GIVEN DATA:

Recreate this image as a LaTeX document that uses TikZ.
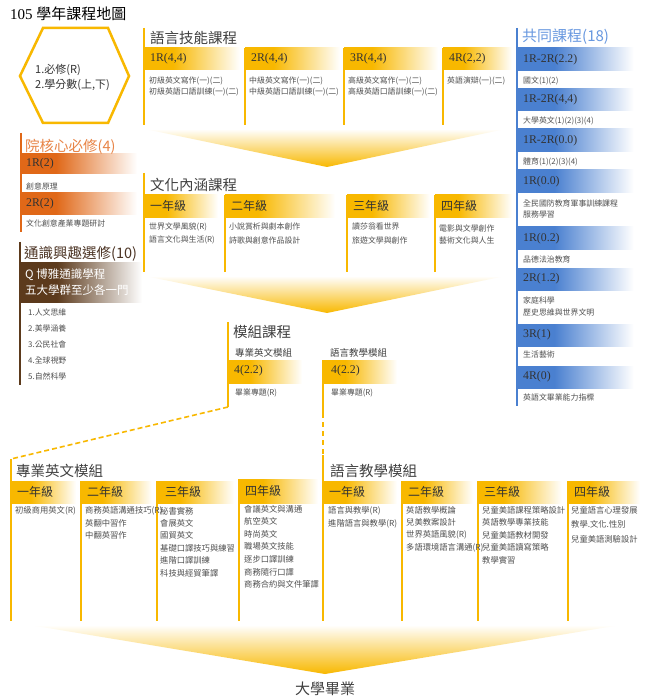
\documentclass[tikz,border=0pt]{standalone}
\usepackage{fontspec}
\setmainfont{Liberation Serif}
\newfontfamily\cjk{Noto Sans CJK TC}
\definecolor{cgold}{RGB}{248,184,0}
\definecolor{cblue}{RGB}{74,128,208}
\definecolor{cbluet}{RGB}{104,152,224}
\definecolor{corange}{RGB}{224,104,24}
\definecolor{coranget}{RGB}{232,132,70}
\definecolor{cbrown}{RGB}{92,58,28}
\definecolor{cbrownt}{RGB}{76,52,36}
\definecolor{chead}{RGB}{51,51,51}
\definecolor{ctitle}{RGB}{64,64,64}
\definecolor{ctxt}{RGB}{80,80,80}
\pgfdeclarehorizontalshading{fgold}{100bp}{color(0bp)=(cgold); color(25bp)=(cgold); color(40bp)=(cgold); color(75bp)=(white); color(100bp)=(white)}
\pgfdeclarehorizontalshading{fblue}{100bp}{color(0bp)=(cblue); color(25bp)=(cblue); color(40bp)=(cblue); color(72bp)=(white); color(100bp)=(white)}
\pgfdeclarehorizontalshading{forange}{100bp}{color(0bp)=(corange); color(25bp)=(corange); color(40bp)=(corange); color(75bp)=(white); color(100bp)=(white)}
\pgfdeclarehorizontalshading{fbrown}{100bp}{color(0bp)=(cbrown); color(25bp)=(cbrown); color(40bp)=(cbrown); color(75bp)=(white); color(100bp)=(white)}
\tikzset{
  it/.style={anchor=west, inner sep=0pt, font=\cjk\fontsize{7.9}{9}\selectfont, text=ctxt},
  itb/.style={anchor=west, inner sep=0pt, font=\cjk\fontsize{8.3}{9}\selectfont, text=ctxt},
  bandlbl/.style={anchor=west, inner sep=0pt, font=\fontsize{11.8}{13}\selectfont, text=chead},
  gradelbl/.style={anchor=west, inner sep=0pt, font=\cjk\fontsize{12}{13}\selectfont, text=chead},
  sect/.style={anchor=west, inner sep=0pt, font=\cjk\fontsize{14.5}{15}\selectfont, text=ctitle},
  subsect/.style={anchor=west, inner sep=0pt, font=\cjk\fontsize{9.5}{10}\selectfont, text=ctitle},
  goldline/.style={draw=cgold, line width=2pt},
  funnel/.style={top color=white, middle color=cgold!28, bottom color=cgold},
}
\begin{document}
\begin{tikzpicture}[x=1pt,y=-1pt]
\useasboundingbox (0,0) rectangle (647,700);
\fill[white] (0,0) rectangle (647,700);

% ---------- title
\node[anchor=west, inner sep=0pt, font=\fontsize{15}{16}\selectfont, text=black] (title) at (10,14) {105 {\cjk 學年課程地圖}};

% ---------- hexagon legend
\draw[cgold, line width=2.5pt, line join=miter] (20,76) -- (43,28) -- (108,28) -- (129,76) -- (108,123) -- (43,123) -- cycle;
\node[anchor=west, inner sep=0pt, font=\cjk\fontsize{11}{12}\selectfont, text=chead] (hex1) at (35,70) {1.必修(R)};
\node[anchor=west, inner sep=0pt, font=\cjk\fontsize{11}{12}\selectfont, text=chead] (hex2) at (35,85) {2.學分數(上,下)};

% ---------- language skills
\shade[shading=fgold] (144,48) rectangle (240,70);
\shade[shading=fgold] (245,48) rectangle (340,70);
\shade[shading=fgold] (344,48) rectangle (438,70);
\shade[shading=fgold] (443,48) rectangle (512,70);
\draw[goldline] (144,28) -- (144,125);
\draw[goldline] (245,48) -- (245,125);
\draw[goldline] (344,48) -- (344,125);
\draw[goldline] (443,48) -- (443,125);
\node[sect] (lsk) at (150,38) {語言技能課程};
\node[bandlbl] (lsk1) at (150,59) {1R(4,4)};
\node[bandlbl] (lsk2) at (251,59) {2R(4,4)};
\node[bandlbl] (lsk3) at (350,59) {3R(4,4)};
\node[bandlbl] (lsk4) at (449,59) {4R(2,2)};
\node[it] (lsk1a) at (149,81) {初級英文寫作(一)(二)};
\node[it] (lsk1b) at (149,92) {初級英語口語訓練(一)(二)};
\node[it] (lsk2a) at (249,81) {中級英文寫作(一)(二)};
\node[it] (lsk2b) at (249,92) {中級英語口語訓練(一)(二)};
\node[it] (lsk3a) at (348,81) {高級英文寫作(一)(二)};
\node[it] (lsk3b) at (348,92) {高級英語口語訓練(一)(二)};
\node[it] (lsk4a) at (447,81) {英語演辯(一)(二)};

% funnel 1
\shade[funnel] (145,129) -- (505,129) -- (327,167) -- cycle;

% ---------- common courses (blue)
\foreach \ya/\yb/\lbl [count=\i] in {48/71/1R-2R(2.2), 89/111/{1R-2R(4,4)}, 129/152/1R-2R(0.0), 170/193/1R(0.0), 227/250/1R(0.2), 268/290/2R(1.2), 324/346/3R(1), 366/388/4R(0)}{
  \shade[shading=fblue] (517,\ya) rectangle (641,\yb);
  \node[bandlbl] (cb\i) at (523,{(\ya+\yb)/2}) {\lbl};
}
\draw[draw=cblue, line width=2.5pt] (517,28) -- (517,406);
\node[anchor=west, inner sep=0pt, font=\cjk\fontsize{15}{16}\selectfont, text=cbluet] (common) at (522,37) {共同課程(18)};
\node[it] (c1) at (523,81) {國文(1)(2)};
\node[it] (c2) at (523,121) {大學英文(1)(2)(3)(4)};
\node[it] (c3) at (523,162) {體育(1)(2)(3)(4)};
\node[it] (c4) at (523,203) {全民國防教育軍事訓練課程};
\node[it] (c5) at (523,215) {服務學習};
\node[it] (c6) at (523,259) {品德法治教育};
\node[it] (c7) at (523,300) {家庭科學};
\node[it] (c8) at (523,312) {歷史思維與世界文明};
\node[it] (c9) at (523,355) {生活藝術};
\node[it] (c10) at (523,397) {英語文畢業能力指標};

% ---------- college core (orange)
\shade[shading=forange] (21,154) rectangle (137,174);
\shade[shading=forange] (21,193) rectangle (137,215);
\draw[draw=corange, line width=2pt] (21,133) -- (21,232);
\node[anchor=west, inner sep=0pt, font=\cjk\fontsize{14.5}{15}\selectfont, text=coranget] (core) at (25,147) {院核心必修(4)};
\node[bandlbl] (core1) at (26,164) {1R(2)};
\node[it] (core1a) at (26,186) {創意原理};
\node[bandlbl] (core2) at (26,204) {2R(2)};
\node[it] (core2a) at (26,224) {文化創意產業專題研討};

% ---------- general education (brown)
\shade[shading=fbrown] (20,262) rectangle (142,302);
\draw[draw=cbrown, line width=2pt] (20,242) -- (20,385);
\node[anchor=west, inner sep=0pt, font=\cjk\fontsize{14.5}{15}\selectfont, text=cbrownt] (gen) at (24,254) {通識興趣選修(10)};
\node[anchor=west, inner sep=0pt, font=\cjk\fontsize{11.5}{12}\selectfont, text=white] (gen1) at (25,275) {Q 博雅通識學程};
\node[anchor=west, inner sep=0pt, font=\cjk\fontsize{11.5}{12}\selectfont, text=white] (gen2) at (25,290) {五大學群至少各一門};
\foreach \t [count=\i from 0] in {1.人文思維, 2.美學涵養, 3.公民社會, 4.全球視野, 5.自然科學}
  \node[it] (genit\i) at (28,{312+16.2*\i}) {\t};

% ---------- culture courses
\shade[shading=fgold] (144,195) rectangle (218,218);
\shade[shading=fgold] (225,195) rectangle (335,218);
\shade[shading=fgold] (347,195) rectangle (430,218);
\shade[shading=fgold] (435,195) rectangle (512,218);
\draw[goldline] (144,173) -- (144,272);
\draw[goldline] (225,195) -- (225,272);
\draw[goldline] (347,195) -- (347,272);
\draw[goldline] (435,195) -- (435,272);
\node[sect] (cul) at (150,185) {文化內涵課程};
\node[gradelbl] (cul1) at (150,206) {一年級};
\node[gradelbl] (cul2) at (231,206) {二年級};
\node[gradelbl] (cul3) at (353,206) {三年級};
\node[gradelbl] (cul4) at (441,206) {四年級};
\node[it] (cul1a) at (149,227) {世界文學風貌(R)};
\node[it] (cul1b) at (149,240) {語言文化與生活(R)};
\node[it] (cul2a) at (229,227) {小說賞析與劇本創作};
\node[it] (cul2b) at (229,240) {詩歌與創意作品設計};
\node[it] (cul3a) at (352,227) {讀莎翁看世界};
\node[it] (cul3b) at (352,240) {旅遊文學與創作};
\node[it] (cul4a) at (439,228) {電影與文學創作};
\node[it] (cul4b) at (439,241) {藝術文化與人生};

% funnel 2
\shade[funnel] (145,276) -- (505,276) -- (327,313) -- cycle;

% ---------- module courses
\shade[shading=fgold] (228,360) rectangle (302,383);
\shade[shading=fgold] (323,360) rectangle (397,383);
\draw[goldline] (228,322) -- (228,407);
\node[sect] (mod) at (233,332) {模組課程};
\node[subsect] (modA) at (235,353) {專業英文模組};
\node[bandlbl] (modA1) at (234,371) {4(2.2)};
\node[it] (modAa) at (235,393) {畢業專題(R)};
\node[subsect] (modB) at (330,353) {語言教學模組};
\node[bandlbl] (modB1) at (331,371) {4(2.2)};
\node[it] (modBa) at (331,393) {畢業專題(R)};
\coordinate (mA) at (228,407);
\coordinate (bA) at (11,459);
\coordinate (mB) at (323,413);
\coordinate (bB) at (323,455);
\draw[goldline] (323,360) -- (mB);
\draw[draw=cgold, line width=1.6pt, dash pattern=on 5pt off 3pt] (mA) -- (bA);
\draw[draw=cgold, line width=2pt, dash pattern=on 5pt off 4pt] (mB) -- (bB);

% ---------- bottom: professional English module
\shade[shading=fgold] (11,481) rectangle (76,503);
\shade[shading=fgold] (81,481) rectangle (152,503);
\shade[shading=fgold] (157,481) rectangle (234,503);
\shade[shading=fgold] (239,479) rectangle (318,503);
\draw[goldline] (bA) -- (11,621);
\draw[goldline] (81,481) -- (81,621);
\draw[goldline] (157,481) -- (157,621);
\draw[goldline] (239,479) -- (239,621);
\node[sect] (pe) at (16,471) {專業英文模組};
\node[gradelbl] (pe1) at (17,492) {一年級};
\node[gradelbl] (pe2) at (87,492) {二年級};
\node[gradelbl] (pe3) at (165,492) {三年級};
\node[gradelbl] (pe4) at (245,491) {四年級};
\node[itb] (pe1a) at (15,511) {初級商用英文(R)};
\foreach \t [count=\i from 0] in {商務英語溝通技巧(R), 英翻中習作, 中翻英習作}
  \node[itb] (pe2i\i) at (85,{511+12.4*\i}) {\t};
\foreach \t [count=\i from 0] in {秘書實務, 會展英文, 國貿英文, 基礎口譯技巧與練習, 進階口譯訓練, 科技與經貿筆譯}
  \node[itb] (pe3i\i) at (160,{511+12.4*\i}) {\t};
\foreach \t [count=\i from 0] in {會議英文與溝通, 航空英文, 時尚英文, 職場英文技能, 逐步口譯訓練, 商務隨行口譯, 商務合約與文件筆譯}
  \node[itb] (pe4i\i) at (244,{509+12.6*\i}) {\t};

% ---------- bottom: language teaching module
\shade[shading=fgold] (323,481) rectangle (397,503);
\shade[shading=fgold] (402,481) rectangle (473,503);
\shade[shading=fgold] (478,481) rectangle (562,503);
\shade[shading=fgold] (568,481) rectangle (640,503);
\draw[goldline] (bB) -- (323,621);
\draw[goldline] (402,481) -- (402,621);
\draw[goldline] (478,481) -- (478,621);
\draw[goldline] (568,481) -- (568,621);
\node[sect] (lt) at (330,471) {語言教學模組};
\node[gradelbl] (lt1) at (329,492) {一年級};
\node[gradelbl] (lt2) at (408,492) {二年級};
\node[gradelbl] (lt3) at (484,492) {三年級};
\node[gradelbl] (lt4) at (574,492) {四年級};
\foreach \t [count=\i from 0] in {語言與教學(R), 進階語言與教學(R)}
  \node[itb] (lt1i\i) at (328,{511+12.4*\i}) {\t};
\foreach \t [count=\i from 0] in {英語教學概論, 兒美教案設計, 世界英語風貌(R), 多語環境語言溝通(R)}
  \node[itb] (lt2i\i) at (406,{510+12.6*\i}) {\t};
\foreach \t [count=\i from 0] in {兒童美語課程策略設計, 英語教學專業技能, 兒童美語教材開發, 兒童美語讀寫策略, 教學實習}
  \node[itb] (lt3i\i) at (482,{510+12.6*\i}) {\t};
\foreach \t [count=\i from 0] in {兒童語言心理發展, 教學.文化.性別, 兒童美語測驗設計}
  \node[itb] (lt4i\i) at (571,{510+14.5*\i}) {\t};

% funnel 3 and graduation
\shade[funnel] (30,625) -- (620,625) -- (325,674) -- cycle;
\node[inner sep=0pt, font=\cjk\fontsize{15}{16}\selectfont, text=ctitle] (grad) at (325,689) {大學畢業};
\end{tikzpicture}
\end{document}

TASK REQUIREMENTS: Begin at the first line of the data above and repeat each line exactly, stopping after the line containing "text=black] (title) at". Omit the pictures.

RESPONSE:
Recreate this image as a LaTeX document that uses TikZ.
\documentclass[tikz,border=0pt]{standalone}
\usepackage{fontspec}
\setmainfont{Liberation Serif}
\newfontfamily\cjk{Noto Sans CJK TC}
\definecolor{cgold}{RGB}{248,184,0}
\definecolor{cblue}{RGB}{74,128,208}
\definecolor{cbluet}{RGB}{104,152,224}
\definecolor{corange}{RGB}{224,104,24}
\definecolor{coranget}{RGB}{232,132,70}
\definecolor{cbrown}{RGB}{92,58,28}
\definecolor{cbrownt}{RGB}{76,52,36}
\definecolor{chead}{RGB}{51,51,51}
\definecolor{ctitle}{RGB}{64,64,64}
\definecolor{ctxt}{RGB}{80,80,80}
\pgfdeclarehorizontalshading{fgold}{100bp}{color(0bp)=(cgold); color(25bp)=(cgold); color(40bp)=(cgold); color(75bp)=(white); color(100bp)=(white)}
\pgfdeclarehorizontalshading{fblue}{100bp}{color(0bp)=(cblue); color(25bp)=(cblue); color(40bp)=(cblue); color(72bp)=(white); color(100bp)=(white)}
\pgfdeclarehorizontalshading{forange}{100bp}{color(0bp)=(corange); color(25bp)=(corange); color(40bp)=(corange); color(75bp)=(white); color(100bp)=(white)}
\pgfdeclarehorizontalshading{fbrown}{100bp}{color(0bp)=(cbrown); color(25bp)=(cbrown); color(40bp)=(cbrown); color(75bp)=(white); color(100bp)=(white)}
\tikzset{
  it/.style={anchor=west, inner sep=0pt, font=\cjk\fontsize{7.9}{9}\selectfont, text=ctxt},
  itb/.style={anchor=west, inner sep=0pt, font=\cjk\fontsize{8.3}{9}\selectfont, text=ctxt},
  bandlbl/.style={anchor=west, inner sep=0pt, font=\fontsize{11.8}{13}\selectfont, text=chead},
  gradelbl/.style={anchor=west, inner sep=0pt, font=\cjk\fontsize{12}{13}\selectfont, text=chead},
  sect/.style={anchor=west, inner sep=0pt, font=\cjk\fontsize{14.5}{15}\selectfont, text=ctitle},
  subsect/.style={anchor=west, inner sep=0pt, font=\cjk\fontsize{9.5}{10}\selectfont, text=ctitle},
  goldline/.style={draw=cgold, line width=2pt},
  funnel/.style={top color=white, middle color=cgold!28, bottom color=cgold},
}
\begin{document}
\begin{tikzpicture}[x=1pt,y=-1pt]
\useasboundingbox (0,0) rectangle (647,700);
\fill[white] (0,0) rectangle (647,700);

% ---------- title
\node[anchor=west, inner sep=0pt, font=\fontsize{15}{16}\selectfont, text=black] (title) at (10,14) {105 {\cjk 學年課程地圖}};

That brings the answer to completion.